▸ **REQUIREMENTS**:
Please reproduce the lines of the records below from the one holding "Emit a web page" through the one holding "100.132, 100.118, 100.110];", inclusive, skipping all pictures.

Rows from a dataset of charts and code
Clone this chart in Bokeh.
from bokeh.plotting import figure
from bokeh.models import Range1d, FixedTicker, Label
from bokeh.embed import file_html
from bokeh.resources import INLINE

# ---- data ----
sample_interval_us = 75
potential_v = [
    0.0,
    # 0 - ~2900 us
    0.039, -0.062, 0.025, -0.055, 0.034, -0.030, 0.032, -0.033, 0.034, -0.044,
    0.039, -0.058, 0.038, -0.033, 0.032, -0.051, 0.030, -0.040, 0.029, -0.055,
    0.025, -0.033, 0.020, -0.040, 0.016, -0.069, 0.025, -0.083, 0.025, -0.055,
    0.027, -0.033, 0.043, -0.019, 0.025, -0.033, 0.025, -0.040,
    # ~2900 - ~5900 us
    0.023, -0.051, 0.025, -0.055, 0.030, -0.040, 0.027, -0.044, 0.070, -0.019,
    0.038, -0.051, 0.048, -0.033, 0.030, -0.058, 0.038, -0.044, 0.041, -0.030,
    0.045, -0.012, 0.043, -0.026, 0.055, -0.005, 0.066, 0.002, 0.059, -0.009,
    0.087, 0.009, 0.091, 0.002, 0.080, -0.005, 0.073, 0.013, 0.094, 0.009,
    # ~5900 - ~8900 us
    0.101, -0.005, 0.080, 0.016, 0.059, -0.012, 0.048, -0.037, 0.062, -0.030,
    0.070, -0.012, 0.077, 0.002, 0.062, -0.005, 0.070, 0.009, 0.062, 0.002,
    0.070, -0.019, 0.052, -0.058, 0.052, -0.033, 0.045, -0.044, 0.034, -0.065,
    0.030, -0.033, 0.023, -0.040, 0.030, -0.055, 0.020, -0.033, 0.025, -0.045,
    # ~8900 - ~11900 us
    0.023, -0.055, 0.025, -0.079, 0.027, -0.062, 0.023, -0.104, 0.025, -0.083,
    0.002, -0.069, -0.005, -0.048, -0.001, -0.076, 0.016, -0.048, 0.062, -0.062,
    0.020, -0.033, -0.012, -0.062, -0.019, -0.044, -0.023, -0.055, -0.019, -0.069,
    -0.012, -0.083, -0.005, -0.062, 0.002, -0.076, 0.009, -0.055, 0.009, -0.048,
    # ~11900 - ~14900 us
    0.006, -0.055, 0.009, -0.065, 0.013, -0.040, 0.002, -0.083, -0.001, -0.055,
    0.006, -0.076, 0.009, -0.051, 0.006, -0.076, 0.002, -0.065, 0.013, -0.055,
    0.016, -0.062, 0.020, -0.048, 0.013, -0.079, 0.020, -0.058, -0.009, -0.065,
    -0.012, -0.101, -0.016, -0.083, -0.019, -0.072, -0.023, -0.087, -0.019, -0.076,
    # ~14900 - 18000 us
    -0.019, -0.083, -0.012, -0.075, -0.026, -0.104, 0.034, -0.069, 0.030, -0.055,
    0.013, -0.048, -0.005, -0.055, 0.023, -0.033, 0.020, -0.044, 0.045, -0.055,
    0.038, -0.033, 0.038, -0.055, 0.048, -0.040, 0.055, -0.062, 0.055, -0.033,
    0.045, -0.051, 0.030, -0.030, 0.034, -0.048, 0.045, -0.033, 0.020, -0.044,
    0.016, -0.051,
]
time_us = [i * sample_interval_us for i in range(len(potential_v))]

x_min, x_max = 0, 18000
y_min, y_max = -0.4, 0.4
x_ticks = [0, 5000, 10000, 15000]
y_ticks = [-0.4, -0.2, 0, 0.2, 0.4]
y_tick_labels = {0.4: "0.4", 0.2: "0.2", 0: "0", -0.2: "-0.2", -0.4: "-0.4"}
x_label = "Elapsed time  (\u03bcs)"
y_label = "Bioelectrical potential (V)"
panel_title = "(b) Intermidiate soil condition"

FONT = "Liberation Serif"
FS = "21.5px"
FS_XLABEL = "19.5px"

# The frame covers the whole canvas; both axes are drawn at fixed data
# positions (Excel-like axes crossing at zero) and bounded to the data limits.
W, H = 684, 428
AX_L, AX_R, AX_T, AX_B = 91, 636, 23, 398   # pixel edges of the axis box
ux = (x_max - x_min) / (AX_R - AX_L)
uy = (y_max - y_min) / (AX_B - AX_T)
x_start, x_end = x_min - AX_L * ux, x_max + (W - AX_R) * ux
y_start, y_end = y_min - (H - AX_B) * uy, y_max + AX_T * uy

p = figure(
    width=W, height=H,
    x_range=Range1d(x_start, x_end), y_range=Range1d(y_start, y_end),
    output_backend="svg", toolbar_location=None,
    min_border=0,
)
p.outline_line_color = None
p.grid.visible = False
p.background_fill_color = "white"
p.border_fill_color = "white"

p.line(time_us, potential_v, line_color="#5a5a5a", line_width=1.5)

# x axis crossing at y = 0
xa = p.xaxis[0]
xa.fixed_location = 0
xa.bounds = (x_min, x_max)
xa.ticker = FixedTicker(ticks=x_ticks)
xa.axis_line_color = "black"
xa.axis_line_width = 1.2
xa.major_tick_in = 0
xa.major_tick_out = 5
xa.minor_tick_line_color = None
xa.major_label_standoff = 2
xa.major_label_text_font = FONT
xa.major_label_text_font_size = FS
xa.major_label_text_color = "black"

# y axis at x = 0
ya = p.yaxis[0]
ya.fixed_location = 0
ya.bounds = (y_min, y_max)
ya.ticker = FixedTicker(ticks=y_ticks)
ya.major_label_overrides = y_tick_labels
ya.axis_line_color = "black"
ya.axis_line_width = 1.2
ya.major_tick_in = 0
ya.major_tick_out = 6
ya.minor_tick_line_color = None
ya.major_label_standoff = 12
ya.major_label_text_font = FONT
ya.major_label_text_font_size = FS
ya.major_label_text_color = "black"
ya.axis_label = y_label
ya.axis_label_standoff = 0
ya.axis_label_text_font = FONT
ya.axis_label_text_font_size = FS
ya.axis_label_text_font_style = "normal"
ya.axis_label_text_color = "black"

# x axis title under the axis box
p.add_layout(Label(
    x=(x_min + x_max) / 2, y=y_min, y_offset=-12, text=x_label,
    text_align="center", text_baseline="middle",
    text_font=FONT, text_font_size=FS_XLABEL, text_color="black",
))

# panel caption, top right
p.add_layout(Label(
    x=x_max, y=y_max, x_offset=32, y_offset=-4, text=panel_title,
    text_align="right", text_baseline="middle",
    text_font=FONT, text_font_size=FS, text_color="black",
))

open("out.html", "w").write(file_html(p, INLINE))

--

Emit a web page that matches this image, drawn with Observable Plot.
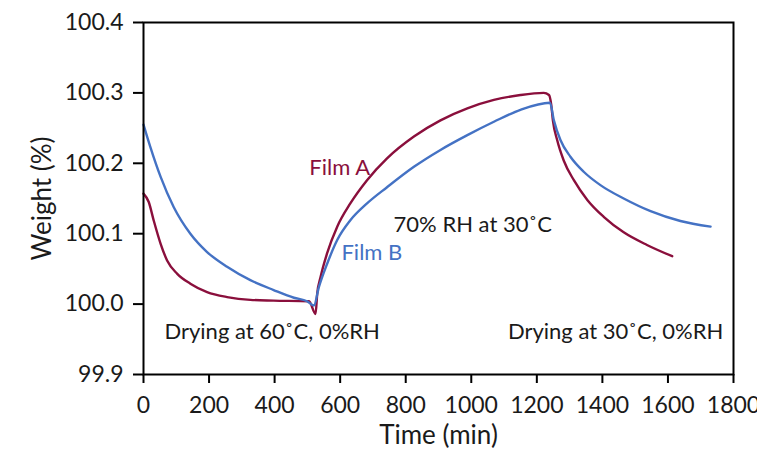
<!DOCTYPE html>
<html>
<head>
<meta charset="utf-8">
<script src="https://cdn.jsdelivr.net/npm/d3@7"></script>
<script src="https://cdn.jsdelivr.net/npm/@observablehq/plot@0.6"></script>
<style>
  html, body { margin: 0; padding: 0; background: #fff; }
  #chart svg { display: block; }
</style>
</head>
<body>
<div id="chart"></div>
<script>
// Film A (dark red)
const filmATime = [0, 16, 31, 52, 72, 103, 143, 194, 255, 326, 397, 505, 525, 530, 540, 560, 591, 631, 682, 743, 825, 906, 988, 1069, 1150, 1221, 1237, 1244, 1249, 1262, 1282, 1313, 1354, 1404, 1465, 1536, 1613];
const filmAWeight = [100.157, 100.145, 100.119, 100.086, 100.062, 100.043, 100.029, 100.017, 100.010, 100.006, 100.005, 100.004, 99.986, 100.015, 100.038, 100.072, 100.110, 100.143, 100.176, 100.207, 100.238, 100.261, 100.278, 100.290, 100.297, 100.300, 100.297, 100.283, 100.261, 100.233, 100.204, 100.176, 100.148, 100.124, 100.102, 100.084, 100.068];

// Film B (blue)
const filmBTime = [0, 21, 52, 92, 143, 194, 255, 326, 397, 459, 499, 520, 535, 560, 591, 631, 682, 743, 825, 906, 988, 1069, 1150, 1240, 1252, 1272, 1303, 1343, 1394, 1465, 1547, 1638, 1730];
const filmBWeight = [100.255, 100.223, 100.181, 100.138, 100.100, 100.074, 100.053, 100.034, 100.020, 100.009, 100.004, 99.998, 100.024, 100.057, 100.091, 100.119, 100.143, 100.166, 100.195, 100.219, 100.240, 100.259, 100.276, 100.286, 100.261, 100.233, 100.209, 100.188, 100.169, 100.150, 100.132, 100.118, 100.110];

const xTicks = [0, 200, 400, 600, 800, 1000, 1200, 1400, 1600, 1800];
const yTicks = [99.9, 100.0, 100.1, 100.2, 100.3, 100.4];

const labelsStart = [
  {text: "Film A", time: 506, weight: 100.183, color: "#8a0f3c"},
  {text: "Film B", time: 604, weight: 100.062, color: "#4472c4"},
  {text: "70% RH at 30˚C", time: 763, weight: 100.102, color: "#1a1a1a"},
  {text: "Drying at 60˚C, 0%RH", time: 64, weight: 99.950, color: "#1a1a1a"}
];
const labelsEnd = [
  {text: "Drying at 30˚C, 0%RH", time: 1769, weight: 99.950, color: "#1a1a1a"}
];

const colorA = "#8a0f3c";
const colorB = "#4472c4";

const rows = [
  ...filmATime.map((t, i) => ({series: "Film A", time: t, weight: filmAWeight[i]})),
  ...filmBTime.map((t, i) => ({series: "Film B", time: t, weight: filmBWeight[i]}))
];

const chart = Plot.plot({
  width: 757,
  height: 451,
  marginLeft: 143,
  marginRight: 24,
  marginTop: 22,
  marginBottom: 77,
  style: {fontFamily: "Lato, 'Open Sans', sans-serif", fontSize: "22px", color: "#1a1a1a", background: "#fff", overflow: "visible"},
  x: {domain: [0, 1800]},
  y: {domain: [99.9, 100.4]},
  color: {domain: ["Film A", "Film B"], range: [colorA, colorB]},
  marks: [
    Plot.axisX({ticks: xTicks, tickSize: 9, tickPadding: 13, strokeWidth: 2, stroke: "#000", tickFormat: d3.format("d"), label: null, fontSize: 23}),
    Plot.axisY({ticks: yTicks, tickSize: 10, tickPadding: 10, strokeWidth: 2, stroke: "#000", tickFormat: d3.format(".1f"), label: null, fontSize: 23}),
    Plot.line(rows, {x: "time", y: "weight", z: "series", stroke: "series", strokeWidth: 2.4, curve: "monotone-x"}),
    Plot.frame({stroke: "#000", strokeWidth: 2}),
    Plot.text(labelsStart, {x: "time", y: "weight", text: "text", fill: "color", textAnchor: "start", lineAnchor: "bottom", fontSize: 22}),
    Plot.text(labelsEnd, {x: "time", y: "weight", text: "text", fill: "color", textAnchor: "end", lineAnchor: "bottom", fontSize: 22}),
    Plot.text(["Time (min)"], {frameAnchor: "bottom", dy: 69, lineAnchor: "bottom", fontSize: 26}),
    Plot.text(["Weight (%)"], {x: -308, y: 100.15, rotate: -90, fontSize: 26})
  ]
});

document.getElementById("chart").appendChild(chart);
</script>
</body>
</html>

...

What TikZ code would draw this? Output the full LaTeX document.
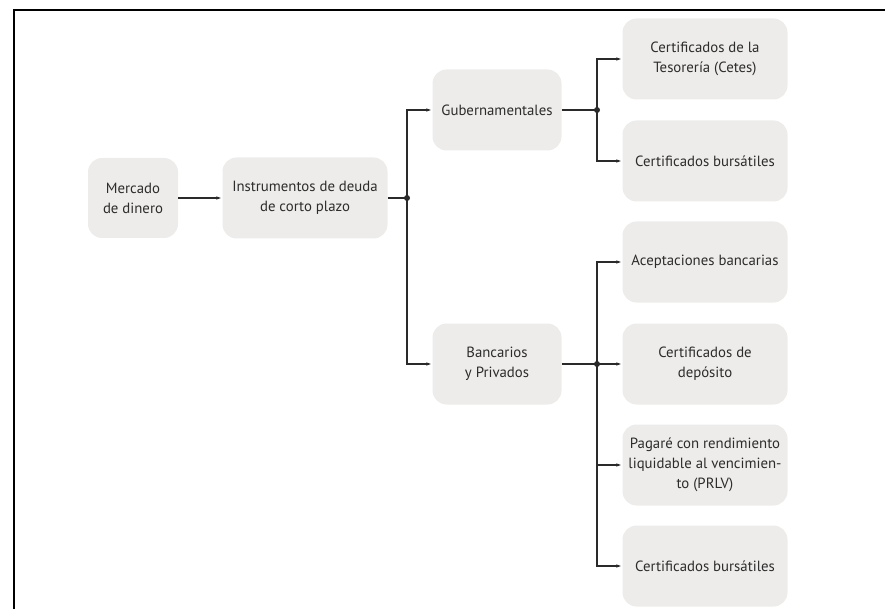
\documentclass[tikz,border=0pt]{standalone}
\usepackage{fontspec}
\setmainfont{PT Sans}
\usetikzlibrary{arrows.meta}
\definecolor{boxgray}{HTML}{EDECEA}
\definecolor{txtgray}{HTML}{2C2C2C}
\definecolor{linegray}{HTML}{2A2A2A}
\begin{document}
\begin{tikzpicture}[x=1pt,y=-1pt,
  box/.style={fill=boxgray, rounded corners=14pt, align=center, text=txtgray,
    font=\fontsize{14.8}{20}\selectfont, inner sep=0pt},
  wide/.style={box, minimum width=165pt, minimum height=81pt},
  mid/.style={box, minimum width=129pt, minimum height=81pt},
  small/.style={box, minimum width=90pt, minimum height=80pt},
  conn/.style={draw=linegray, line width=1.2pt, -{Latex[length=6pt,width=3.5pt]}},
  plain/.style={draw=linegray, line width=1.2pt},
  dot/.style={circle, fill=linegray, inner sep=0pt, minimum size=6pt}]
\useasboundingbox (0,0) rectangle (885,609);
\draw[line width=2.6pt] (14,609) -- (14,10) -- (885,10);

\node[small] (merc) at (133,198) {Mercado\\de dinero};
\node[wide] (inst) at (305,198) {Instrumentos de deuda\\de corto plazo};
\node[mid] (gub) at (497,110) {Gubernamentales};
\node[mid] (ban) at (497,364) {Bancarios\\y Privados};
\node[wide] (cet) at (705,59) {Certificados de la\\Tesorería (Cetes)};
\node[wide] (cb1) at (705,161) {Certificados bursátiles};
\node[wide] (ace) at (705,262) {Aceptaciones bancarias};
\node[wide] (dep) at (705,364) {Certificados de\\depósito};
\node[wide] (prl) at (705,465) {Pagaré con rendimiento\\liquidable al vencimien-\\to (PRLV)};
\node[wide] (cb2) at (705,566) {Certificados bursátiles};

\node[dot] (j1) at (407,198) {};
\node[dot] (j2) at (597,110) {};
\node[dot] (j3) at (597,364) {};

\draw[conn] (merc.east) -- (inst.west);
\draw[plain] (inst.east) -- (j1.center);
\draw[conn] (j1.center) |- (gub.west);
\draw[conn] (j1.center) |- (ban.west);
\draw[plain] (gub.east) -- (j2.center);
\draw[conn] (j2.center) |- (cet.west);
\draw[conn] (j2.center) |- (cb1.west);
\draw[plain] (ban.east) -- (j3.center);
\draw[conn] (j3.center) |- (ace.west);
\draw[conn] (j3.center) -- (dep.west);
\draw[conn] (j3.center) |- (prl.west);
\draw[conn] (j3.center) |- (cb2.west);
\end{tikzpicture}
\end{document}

▸ **PROBLEM SOLUTION**:
Emit a web page that matches this image, drawn with Observable Plot.
<!DOCTYPE html>
<html>
<head>
<meta charset="utf-8">
<script src="https://cdn.jsdelivr.net/npm/d3@7"></script>
<script src="https://cdn.jsdelivr.net/npm/@observablehq/plot@0.6"></script>
<style>
  html, body { margin: 0; padding: 0; background: #fff; }
  #chart svg { display: block; }
</style>
</head>
<body>
<div id="chart"></div>
<script>
// Film A (dark red)
const filmATime = [0, 16, 31, 52, 72, 103, 143, 194, 255, 326, 397, 505, 525, 530, 540, 560, 591, 631, 682, 743, 825, 906, 988, 1069, 1150, 1221, 1237, 1244, 1249, 1262, 1282, 1313, 1354, 1404, 1465, 1536, 1613];
const filmAWeight = [100.157, 100.145, 100.119, 100.086, 100.062, 100.043, 100.029, 100.017, 100.010, 100.006, 100.005, 100.004, 99.986, 100.015, 100.038, 100.072, 100.110, 100.143, 100.176, 100.207, 100.238, 100.261, 100.278, 100.290, 100.297, 100.300, 100.297, 100.283, 100.261, 100.233, 100.204, 100.176, 100.148, 100.124, 100.102, 100.084, 100.068];

// Film B (blue)
const filmBTime = [0, 21, 52, 92, 143, 194, 255, 326, 397, 459, 499, 520, 535, 560, 591, 631, 682, 743, 825, 906, 988, 1069, 1150, 1240, 1252, 1272, 1303, 1343, 1394, 1465, 1547, 1638, 1730];
const filmBWeight = [100.255, 100.223, 100.181, 100.138, 100.100, 100.074, 100.053, 100.034, 100.020, 100.009, 100.004, 99.998, 100.024, 100.057, 100.091, 100.119, 100.143, 100.166, 100.195, 100.219, 100.240, 100.259, 100.276, 100.286, 100.261, 100.233, 100.209, 100.188, 100.169, 100.150, 100.132, 100.118, 100.110];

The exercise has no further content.